There would seem to be no reason, no purpose, no explanation to anything... let alone, everything.

Here, again, we've made one fatal mistake. We've made a god in our image. We've created something arrogant enough to go and contemplate itself, a creature prideful enough to forget about those beneath him, a being so perfect that he has no room for the imperfect. We've created a monster.

Could a (morally) perfect being really ignore its creation?

Again, it is not God who has turned his face away from us, but we have turned our faces away from Him. We haven't readily accepted His own revelation. His gift of understanding Him (the Scripture).

And, we have come to our own, far-fetched conclusion. As Manhattan has already stated, "If there is a God, I am nothing like him."

In reality, God never left. You heard me. Never. The same One who was there at the beginning has continued to work with His creation. He has revealed Himself on mountaintops and burning bushes, still small voices and booming clouds.

Most importantly of all, He has revealed himself through Jesus Christ. He has not only remained present in Being and Spirit, He has became Man. And, in his manhood, He did more than just direct us back to Himself He became the only sacrifice suitable for our permanent redemption. Through His payment, His human suffering death and resurrection, we have become as children of God.
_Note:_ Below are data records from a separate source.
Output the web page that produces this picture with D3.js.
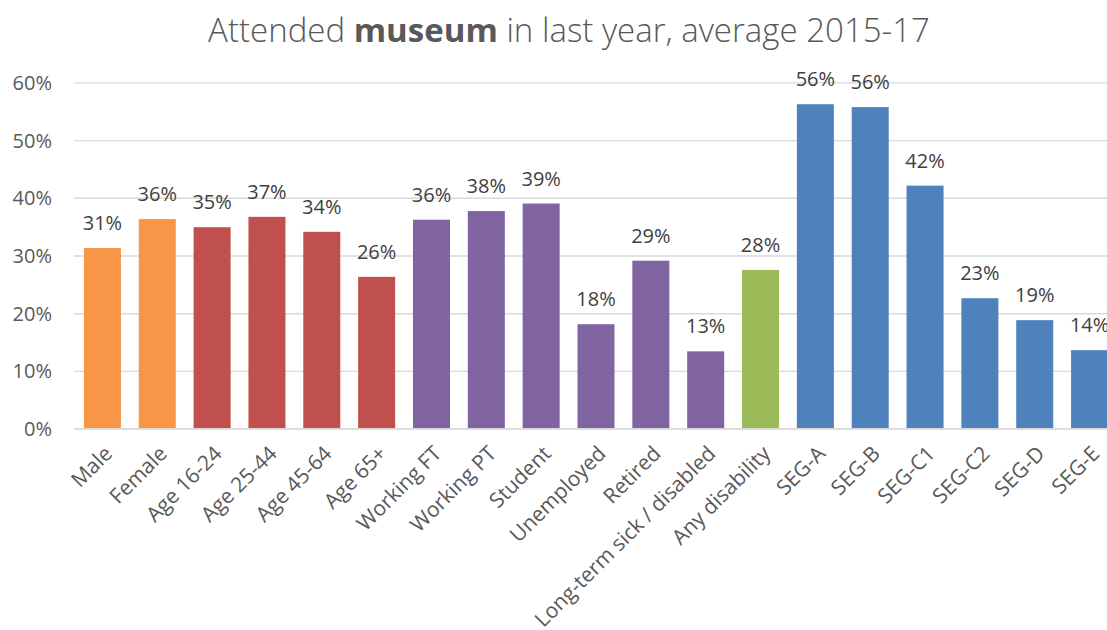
<!DOCTYPE html>
<html>
<head>
<meta charset="utf-8">
<script src="https://cdn.jsdelivr.net/npm/d3@7"></script>
<style>
  html, body { margin: 0; padding: 0; background: #fff; }
  svg { display: block; }
  svg text { font-family: "Open Sans", "Noto Sans", sans-serif; }
</style>
</head>
<body>
<svg id="chart" width="1107" height="630"></svg>
<script>
// Share of adults who attended a museum in the last year, 2015-17 average
const categories = [
  "Male", "Female", "Age 16-24", "Age 25-44", "Age 45-64", "Age 65+",
  "Working FT", "Working PT", "Student", "Unemployed", "Retired",
  "Long-term sick / disabled", "Any disability",
  "SEG-A", "SEG-B", "SEG-C1", "SEG-C2", "SEG-D", "SEG-E"
];
const values = [
  31.3, 36.3, 34.9, 36.7, 34.1, 26.3,
  36.2, 37.7, 39.0, 18.1, 29.1,
  13.4, 27.5,
  56.2, 55.7, 42.1, 22.6, 18.8, 13.6
];
// Group each category belongs to (drives bar colour)
const groups = [
  "sex", "sex", "age", "age", "age", "age",
  "work", "work", "work", "work", "work",
  "work", "disability",
  "seg", "seg", "seg", "seg", "seg", "seg"
];
const groupNames = ["sex", "age", "work", "disability", "seg"];
const groupColors = ["#F79646", "#C0504D", "#8064A2", "#9BBB59", "#4F81BD"];
const yTicks = [0, 10, 20, 30, 40, 50, 60];

const svg = d3.select("#chart");

const x = d3.scaleBand()
  .domain(categories)
  .range([75, 1117])
  .paddingInner(0.325)
  .paddingOuter(0.1625);

const y = d3.scaleLinear()
  .domain([0, 60])
  .range([428.7, 82.3]);

const color = d3.scaleOrdinal().domain(groupNames).range(groupColors);

// Horizontal gridlines
const yAxis = d3.axisLeft(y)
  .tickValues(yTicks)
  .tickSize(-(1117 - 74))
  .tickPadding(22)
  .tickFormat(d => d + "%");

const gy = svg.append("g")
  .attr("transform", "translate(74,0)")
  .call(yAxis)
  .attr("font-family", null)
  .attr("font-size", null);
gy.select(".domain").remove();
gy.selectAll(".tick line")
  .attr("stroke", "#d9d9d9")
  .attr("stroke-width", 1.3);
gy.selectAll(".tick text")
  .attr("fill", "#595959")
  .attr("font-size", "20px")
  .attr("dy", "0.35em");

const data = categories.map((c, i) => ({ c, v: values[i], g: groups[i] }));

// Bars
svg.append("g")
  .selectAll("rect")
  .data(data)
  .join("rect")
  .attr("x", d => x(d.c))
  .attr("y", d => y(d.v))
  .attr("width", x.bandwidth())
  .attr("height", d => y(0) - y(d.v))
  .attr("fill", d => color(d.g));

// Value labels
svg.append("g")
  .selectAll("text")
  .data(data)
  .join("text")
  .attr("x", d => x(d.c) + x.bandwidth() / 2)
  .attr("y", d => y(d.v) - 18)
  .attr("text-anchor", "middle")
  .attr("fill", "#404040")
  .attr("font-size", "20px")
  .text(d => Math.round(d.v) + "%");

// Category axis
const xAxis = d3.axisBottom(x).tickSize(0).tickPadding(0);
const gx = svg.append("g")
  .attr("transform", `translate(0,${y(0)})`)
  .call(xAxis)
  .attr("font-family", null)
  .attr("font-size", null);
gx.select(".domain")
  .attr("d", `M74,0H1117`)
  .attr("stroke", "#d9d9d9")
  .attr("stroke-width", 1.3);
gx.selectAll(".tick text")
  .attr("fill", "#595959")
  .attr("font-size", "21px")
  .attr("text-anchor", "end")
  .attr("transform", "translate(6,21) rotate(-45)")
  .attr("dy", "0.35em")
  .attr("y", 0)
  .attr("x", 0);

// Title
const title = svg.append("text")
  .attr("x", 569)
  .attr("y", 42)
  .attr("text-anchor", "middle")
  .attr("fill", "#595959")
  .attr("font-size", "30px")
  .attr("font-weight", 300);
title.append("tspan").text("Attended ");
title.append("tspan").attr("font-weight", 700).text("museum");
title.append("tspan").text(" in last year, average 2015-17");
const tw = title.node().getComputedTextLength();
title.attr("font-size", (30 * 722 / tw).toFixed(2) + "px");
</script>
</body>
</html>
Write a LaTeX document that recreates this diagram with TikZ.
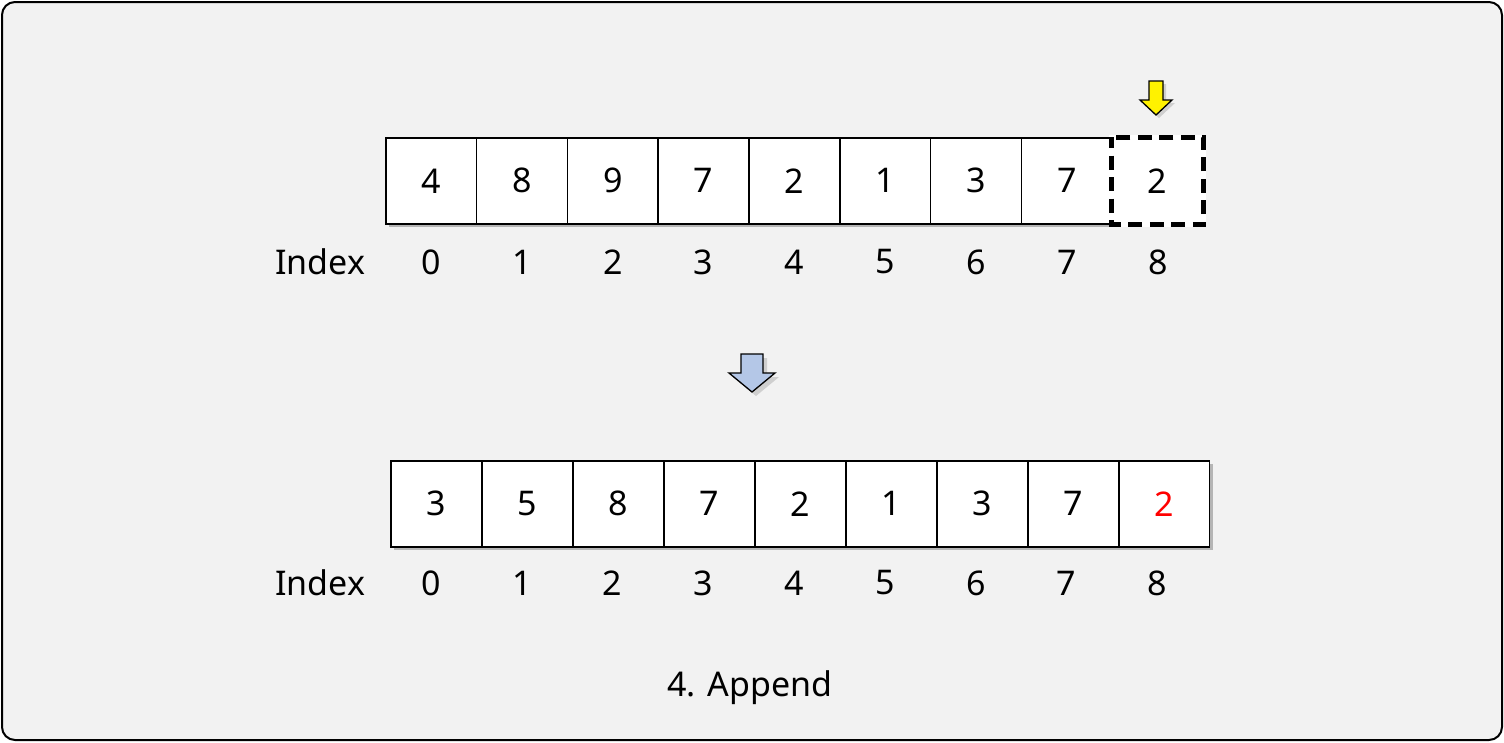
\documentclass[tikz,border=0pt]{standalone}
\usepackage{fontspec}
\setmainfont{Noto Sans}
\usetikzlibrary{shadows,calc}
\definecolor{bg}{HTML}{F2F2F2}
\definecolor{arrblue}{HTML}{B4C7E7}
\tikzset{
  cell/.style={draw=black, line width=1.6pt, fill=white, minimum width=90.8pt, minimum height=86pt, inner sep=0pt, anchor=north west, font=\fontsize{34}{40}\selectfont},
  idx/.style={font=\fontsize{34}{40}\selectfont, inner sep=0pt},
  shad/.style={drop shadow={shadow xshift=4pt, shadow yshift=-4pt, opacity=0.35, fill=black!70}},
}
\begin{document}
\begin{tikzpicture}[x=1pt,y=-1pt]
\useasboundingbox (0,0) rectangle (1504,742);
\draw[line width=2pt, fill=bg, rounded corners=13pt] (2,2) rectangle (1502,740);
% top row shadow
\fill[black, opacity=0.25] (389,141) rectangle (1206,227);
\foreach \v [count=\i from 0] in {4,8,9,7,2,1,3,7} {
  \node[cell] (t\i) at ({385+90.8*\i},137) {\v};
}
\node[cell, draw=none] (t8) at ({385+90.8*8},137) {2};
\draw[line width=5pt, white] (t8.north west) rectangle (t8.south east);
\draw[line width=5pt, black, dash pattern=on 14pt off 7.5pt, dash phase=3pt] (t8.north west) rectangle (t8.south east);
\node[idx] (ti) at (320,262) {Index};
\foreach \i in {0,...,8} {
  \node[idx] (tn\i) at ({431+90.9*\i},262) {\i};
}
% yellow arrow
\draw[fill=yellow, line width=1.3pt, line join=miter, drop shadow={shadow xshift=3pt, shadow yshift=-3pt, opacity=0.3}]
  (1149,81) -- (1163,81) -- (1163,100) -- (1172,100) -- (1156,115) -- (1140,100) -- (1149,100) -- cycle;
% blue arrow
\draw[fill=arrblue, line width=1.3pt, line join=miter, drop shadow={shadow xshift=4pt, shadow yshift=-4pt, opacity=0.3}]
  (741,354) -- (763,354) -- (763,373) -- (775,373) -- (752,392) -- (729,373) -- (741,373) -- cycle;
% bottom row
\fill[black, opacity=0.25] (394,464) rectangle (1213,550);
\foreach \v [count=\i from 0] in {3,5,8,7,2,1,3,7} {
  \node[cell] (b\i) at ({390+91*\i},460) {\v};
}
\node[cell, text=red] (b8) at ({390+91*8},460) {2};
\node[idx] (bi) at (320,583) {Index};
\foreach \i in {0,...,8} {
  \node[idx] (bn\i) at ({431+90.8*\i},583) {\i};
}
\node[idx] (cap) at (750,688) {4. Append};
\end{tikzpicture}
\end{document}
Imagine how much of a sacrifice it had been to be God and become Man. Then, think of the blessing that it is now to know that we are children in God's eyes. He does not go off to ponder vague things, thinking only of Himself. He thinks of us. Just as a parent loves, cares for, and protects their child, He does for us. Just as a father instructs, encourages, and forgives his child, He does for us. Just as a mother bears, nurtures, and strengthens her children, He does for us.

And, here, we have the answer to perhaps the most important question: Why? It is a loving mercy, a caring grace, a heartfelt forgiveness, that God has remained faithful to us. This doesn't only answer the question of why He has remained, why He has sent His Son, and why we are now able to limitlessly love one another... This is the answer to why we were made in the first place.

He is outside of time. He remains consistent. His love remains consistent. He loved us even before time existed... before we existed.

But, still, we flee from Him. Like a smothered child, we take his grace for granted. We insist we can do without. Although the perfect being, the only pure person, God Himself, has become incarnate, lived, died, and rose for us, we turn the other way.

And, in doing so, we lose our humanity.

This reminds me of another man who had lost who he was:

"For a long time he had worn no clothes," like Manhattan he had forgot what it was to be human. He had lost his grip. He had lost most hope. "He had not lived in a house but among the tombs." He was as the dead, certain of his finality. "When he saw Jesus, he cried out and fell down before him and said with a loud voice,

'What have you to do with me, Jesus, Son of the Most High God? I beg you, do not torment me.'

Jesus then asked him, 'What is your name?' And he said, 'Legion,' for many demons had entered him" They feared Him. And, they listened to Him. These are demons we're talking about.

"Even the demons believe--and shudder!"

We must be careful. We must not be swayed by Atheist or Deist philosophies. For, if we are, we become more like Satan than God. And, more like demons than humans.

We were made in God's image. To know Him is to better-know ourselves. (Or, at least, who we should be.)

We were naked. He is the one who first clothed us. And, He is the one who re-clothed us with sanctification bought by the blood of His Son. He is the one who formed us into who we are. He is the one that has given us our humanity. But, not only that, He has bought us our eternity.

He is the one who stepped down from heaven to save us from our own filth and impurity. He cleansed us from the ashes and dust that we are. And, He has allowed us to be something more.

We must not only know God in a rational or empirical way, we cannot only believe that He exists, that He created everything, that He is God. We must also put our love and faith, our hope and trust in Him. He is our Father and our guide.

And, we are His children, His love, His heart, and His Bride. And, we belong with Him.